Your task is to repeat the lines below exactly, excluding any pictures they contain.
[start]
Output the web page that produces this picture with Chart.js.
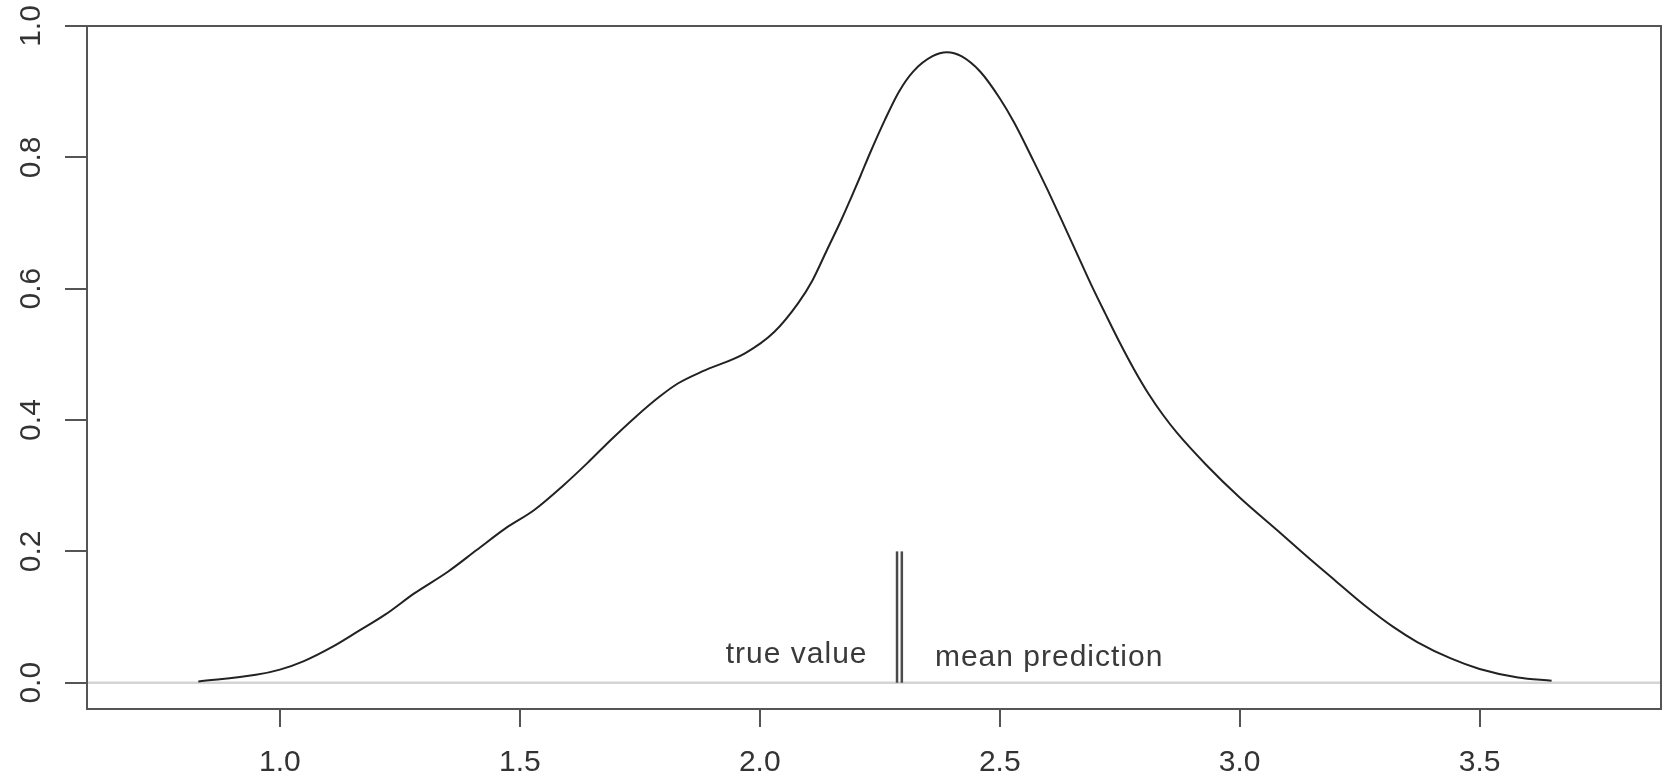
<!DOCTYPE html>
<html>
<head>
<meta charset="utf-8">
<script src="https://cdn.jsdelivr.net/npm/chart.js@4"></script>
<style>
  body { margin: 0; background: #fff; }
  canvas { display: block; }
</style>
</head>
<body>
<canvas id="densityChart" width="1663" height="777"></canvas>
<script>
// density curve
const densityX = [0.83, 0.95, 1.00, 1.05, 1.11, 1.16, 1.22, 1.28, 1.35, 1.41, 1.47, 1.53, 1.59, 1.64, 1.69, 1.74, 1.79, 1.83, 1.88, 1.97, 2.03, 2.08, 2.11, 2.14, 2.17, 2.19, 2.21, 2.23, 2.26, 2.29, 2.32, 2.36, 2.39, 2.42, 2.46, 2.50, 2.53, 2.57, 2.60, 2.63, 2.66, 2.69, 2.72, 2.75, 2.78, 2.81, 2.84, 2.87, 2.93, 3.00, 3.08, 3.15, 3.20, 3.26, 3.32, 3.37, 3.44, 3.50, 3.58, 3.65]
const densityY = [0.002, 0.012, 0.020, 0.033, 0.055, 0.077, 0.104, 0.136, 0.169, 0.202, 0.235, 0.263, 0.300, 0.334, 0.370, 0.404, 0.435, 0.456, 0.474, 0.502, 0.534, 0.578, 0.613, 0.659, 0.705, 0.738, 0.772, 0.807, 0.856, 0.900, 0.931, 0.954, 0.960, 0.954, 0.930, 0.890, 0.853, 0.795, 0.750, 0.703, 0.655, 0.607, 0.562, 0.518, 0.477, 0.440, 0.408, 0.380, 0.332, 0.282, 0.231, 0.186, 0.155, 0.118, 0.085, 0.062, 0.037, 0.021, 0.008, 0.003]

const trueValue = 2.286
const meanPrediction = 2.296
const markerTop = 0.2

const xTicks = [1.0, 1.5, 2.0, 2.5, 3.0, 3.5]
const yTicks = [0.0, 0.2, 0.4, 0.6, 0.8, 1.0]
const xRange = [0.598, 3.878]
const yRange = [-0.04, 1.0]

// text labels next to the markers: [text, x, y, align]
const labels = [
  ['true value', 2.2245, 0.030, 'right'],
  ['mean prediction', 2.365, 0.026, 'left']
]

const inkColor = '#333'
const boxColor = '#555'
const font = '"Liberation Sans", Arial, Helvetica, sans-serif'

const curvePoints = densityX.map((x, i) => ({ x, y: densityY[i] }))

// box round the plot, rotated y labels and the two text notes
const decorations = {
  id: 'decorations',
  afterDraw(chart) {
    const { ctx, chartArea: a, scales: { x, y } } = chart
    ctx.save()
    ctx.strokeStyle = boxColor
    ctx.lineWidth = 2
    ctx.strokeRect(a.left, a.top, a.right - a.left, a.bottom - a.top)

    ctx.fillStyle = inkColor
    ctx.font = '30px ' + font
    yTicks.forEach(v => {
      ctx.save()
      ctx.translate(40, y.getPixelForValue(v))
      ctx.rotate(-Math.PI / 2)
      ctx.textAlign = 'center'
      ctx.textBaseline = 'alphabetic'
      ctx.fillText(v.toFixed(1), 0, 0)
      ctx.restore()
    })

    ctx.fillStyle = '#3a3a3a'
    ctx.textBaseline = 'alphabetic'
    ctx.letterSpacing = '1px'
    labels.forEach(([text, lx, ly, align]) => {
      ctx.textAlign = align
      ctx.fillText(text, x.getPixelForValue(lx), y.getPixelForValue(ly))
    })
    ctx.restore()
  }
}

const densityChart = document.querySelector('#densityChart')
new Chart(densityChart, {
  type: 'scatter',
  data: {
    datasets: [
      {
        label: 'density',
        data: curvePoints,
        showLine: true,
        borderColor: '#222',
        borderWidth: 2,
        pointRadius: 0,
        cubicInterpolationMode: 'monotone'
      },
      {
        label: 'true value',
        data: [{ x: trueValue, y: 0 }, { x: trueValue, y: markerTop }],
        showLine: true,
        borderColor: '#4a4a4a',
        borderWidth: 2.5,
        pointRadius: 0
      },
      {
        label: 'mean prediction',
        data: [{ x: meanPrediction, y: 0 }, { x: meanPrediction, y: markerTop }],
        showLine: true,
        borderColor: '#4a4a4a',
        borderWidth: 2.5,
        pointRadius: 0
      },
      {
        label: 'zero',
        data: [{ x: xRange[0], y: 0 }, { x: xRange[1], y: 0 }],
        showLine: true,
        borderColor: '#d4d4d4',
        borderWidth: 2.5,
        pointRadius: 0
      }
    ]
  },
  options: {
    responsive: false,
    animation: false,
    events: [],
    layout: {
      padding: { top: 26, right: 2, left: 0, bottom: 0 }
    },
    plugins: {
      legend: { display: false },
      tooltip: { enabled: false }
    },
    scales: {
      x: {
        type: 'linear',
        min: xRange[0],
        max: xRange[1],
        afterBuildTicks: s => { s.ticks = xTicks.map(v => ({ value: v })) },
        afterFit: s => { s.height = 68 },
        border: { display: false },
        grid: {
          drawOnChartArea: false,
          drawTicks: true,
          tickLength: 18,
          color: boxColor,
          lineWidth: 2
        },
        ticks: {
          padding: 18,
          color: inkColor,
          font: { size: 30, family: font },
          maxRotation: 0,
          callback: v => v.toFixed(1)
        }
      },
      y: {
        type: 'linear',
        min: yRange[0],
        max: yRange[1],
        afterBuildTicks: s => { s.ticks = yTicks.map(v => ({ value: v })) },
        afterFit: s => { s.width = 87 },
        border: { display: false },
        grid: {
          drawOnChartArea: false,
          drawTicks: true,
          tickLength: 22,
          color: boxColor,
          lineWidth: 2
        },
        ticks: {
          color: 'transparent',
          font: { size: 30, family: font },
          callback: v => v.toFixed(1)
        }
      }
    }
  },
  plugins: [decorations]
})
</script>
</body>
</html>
[end]
### CORRECT RESPONSE:
Output the web page that produces this picture with Chart.js.
<!DOCTYPE html>
<html>
<head>
<meta charset="utf-8">
<script src="https://cdn.jsdelivr.net/npm/chart.js@4"></script>
<style>
  body { margin: 0; background: #fff; }
  canvas { display: block; }
</style>
</head>
<body>
<canvas id="densityChart" width="1663" height="777"></canvas>
<script>
// density curve
const densityX = [0.83, 0.95, 1.00, 1.05, 1.11, 1.16, 1.22, 1.28, 1.35, 1.41, 1.47, 1.53, 1.59, 1.64, 1.69, 1.74, 1.79, 1.83, 1.88, 1.97, 2.03, 2.08, 2.11, 2.14, 2.17, 2.19, 2.21, 2.23, 2.26, 2.29, 2.32, 2.36, 2.39, 2.42, 2.46, 2.50, 2.53, 2.57, 2.60, 2.63, 2.66, 2.69, 2.72, 2.75, 2.78, 2.81, 2.84, 2.87, 2.93, 3.00, 3.08, 3.15, 3.20, 3.26, 3.32, 3.37, 3.44, 3.50, 3.58, 3.65]
const densityY = [0.002, 0.012, 0.020, 0.033, 0.055, 0.077, 0.104, 0.136, 0.169, 0.202, 0.235, 0.263, 0.300, 0.334, 0.370, 0.404, 0.435, 0.456, 0.474, 0.502, 0.534, 0.578, 0.613, 0.659, 0.705, 0.738, 0.772, 0.807, 0.856, 0.900, 0.931, 0.954, 0.960, 0.954, 0.930, 0.890, 0.853, 0.795, 0.750, 0.703, 0.655, 0.607, 0.562, 0.518, 0.477, 0.440, 0.408, 0.380, 0.332, 0.282, 0.231, 0.186, 0.155, 0.118, 0.085, 0.062, 0.037, 0.021, 0.008, 0.003]

const trueValue = 2.286
const meanPrediction = 2.296
const markerTop = 0.2

const xTicks = [1.0, 1.5, 2.0, 2.5, 3.0, 3.5]
const yTicks = [0.0, 0.2, 0.4, 0.6, 0.8, 1.0]
const xRange = [0.598, 3.878]
const yRange = [-0.04, 1.0]

// text labels next to the markers: [text, x, y, align]
const labels = [
  ['true value', 2.2245, 0.030, 'right'],
  ['mean prediction', 2.365, 0.026, 'left']
]

const inkColor = '#333'
const boxColor = '#555'
const font = '"Liberation Sans", Arial, Helvetica, sans-serif'

const curvePoints = densityX.map((x, i) => ({ x, y: densityY[i] }))

// box round the plot, rotated y labels and the two text notes
const decorations = {
  id: 'decorations',
  afterDraw(chart) {
    const { ctx, chartArea: a, scales: { x, y } } = chart
    ctx.save()
    ctx.strokeStyle = boxColor
    ctx.lineWidth = 2
    ctx.strokeRect(a.left, a.top, a.right - a.left, a.bottom - a.top)

    ctx.fillStyle = inkColor
    ctx.font = '30px ' + font
    yTicks.forEach(v => {
      ctx.save()
      ctx.translate(40, y.getPixelForValue(v))
      ctx.rotate(-Math.PI / 2)
      ctx.textAlign = 'center'
      ctx.textBaseline = 'alphabetic'
      ctx.fillText(v.toFixed(1), 0, 0)
      ctx.restore()
    })

    ctx.fillStyle = '#3a3a3a'
    ctx.textBaseline = 'alphabetic'
    ctx.letterSpacing = '1px'
    labels.forEach(([text, lx, ly, align]) => {
      ctx.textAlign = align
      ctx.fillText(text, x.getPixelForValue(lx), y.getPixelForValue(ly))
    })
    ctx.restore()
  }
}

const densityChart = document.querySelector('#densityChart')
new Chart(densityChart, {
  type: 'scatter',
  data: {
    datasets: [
      {
        label: 'density',
        data: curvePoints,
        showLine: true,
        borderColor: '#222',
        borderWidth: 2,
        pointRadius: 0,
        cubicInterpolationMode: 'monotone'
      },
      {
        label: 'true value',
        data: [{ x: trueValue, y: 0 }, { x: trueValue, y: markerTop }],
        showLine: true,
        borderColor: '#4a4a4a',
        borderWidth: 2.5,
        pointRadius: 0
      },
      {
        label: 'mean prediction',
        data: [{ x: meanPrediction, y: 0 }, { x: meanPrediction, y: markerTop }],
        showLine: true,
        borderColor: '#4a4a4a',
        borderWidth: 2.5,
        pointRadius: 0
      },
      {
        label: 'zero',
        data: [{ x: xRange[0], y: 0 }, { x: xRange[1], y: 0 }],
        showLine: true,
        borderColor: '#d4d4d4',
        borderWidth: 2.5,
        pointRadius: 0
      }
    ]
  },
  options: {
    responsive: false,
    animation: false,
    events: [],
    layout: {
      padding: { top: 26, right: 2, left: 0, bottom: 0 }
    },
    plugins: {
      legend: { display: false },
      tooltip: { enabled: false }
    },
    scales: {
      x: {
        type: 'linear',
        min: xRange[0],
        max: xRange[1],
        afterBuildTicks: s => { s.ticks = xTicks.map(v => ({ value: v })) },
        afterFit: s => { s.height = 68 },
        border: { display: false },
        grid: {
          drawOnChartArea: false,
          drawTicks: true,
          tickLength: 18,
          color: boxColor,
          lineWidth: 2
        },
        ticks: {
          padding: 18,
          color: inkColor,
          font: { size: 30, family: font },
          maxRotation: 0,
          callback: v => v.toFixed(1)
        }
      },
      y: {
        type: 'linear',
        min: yRange[0],
        max: yRange[1],
        afterBuildTicks: s => { s.ticks = yTicks.map(v => ({ value: v })) },
        afterFit: s => { s.width = 87 },
        border: { display: false },
        grid: {
          drawOnChartArea: false,
          drawTicks: true,
          tickLength: 22,
          color: boxColor,
          lineWidth: 2
        },
        ticks: {
          color: 'transparent',
          font: { size: 30, family: font },
          callback: v => v.toFixed(1)
        }
      }
    }
  },
  plugins: [decorations]
})
</script>
</body>
</html>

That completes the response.